Only a few hundred metres from the compound, trucksparked outside a military barracks are loaded high with furniture. These killers are going, but when? And here is the clue to how to stay alive in Dili: display a red and white cloth, the colours of Indonesia's flag.

Every truck in the barracks is draped in red and white.

A lone man on the pushbike wears a red and white headband. Soldiers wear red and white patches. Even the military truck taking us to the airport has a red and white cloth tied to the side mirror.

Our drivers choose a route clear of debris. Past the Catholic cathedral, the one built by the Indonesians, which is untouched, unlike the waterfront home and chapel of Bishop Carlos Belo. There was terrible bloodshed there when the militia, soldiers and police attacked refugees last Tuesday.

You only had to look at the bloodstains to establish that. The truck we are in drives slowly past the Portuguese restaurant where we enjoyed fresh fish most nights and where the militia came one night and made a noose, indicating they wanted to kill some journalists.

The real business end of town is now in the western outskirts in a suburb called Comora.

We drive past the two-storey Australian consulate, which was abandoned in great haste two days ago after the militia had spent two days terrorising the diplomats.

The high-iron gate is open and Indonesian soldiers are walking inside. We see the militia in greater numbers along the road from the consulate, towards the airport. One pushes an empty trolley, his head down, almost running. But it's hard to imagine there's anything left to loot.

It is here that for the first time we see ordinary people. Hundreds of women and children are camped out in the grounds of Dili's main police station.

We were greatly relieved to see an RAAF Hercules plane and Australian troops waiting to greet us at Dili airport.
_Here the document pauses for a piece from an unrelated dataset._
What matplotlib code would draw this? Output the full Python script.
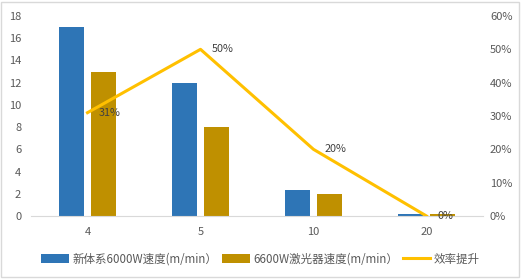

They were tense and business-like, searching our bags and checking names off lists. Shortly before we fly out of the town hidden by thick smoke a Garuda 747 landed and taxied to the vandalised arrival and departure hall.

Commercial flights had stopped days ago so I asked a soldier what it was doing here. "There will be three Garuda flights today to take people to other parts of Indonesia. There will be nothing left for them here. There will be many flights."

As I walked to the plane, dozens of refugees being herded off trucks waved. They were the waves of desperate people.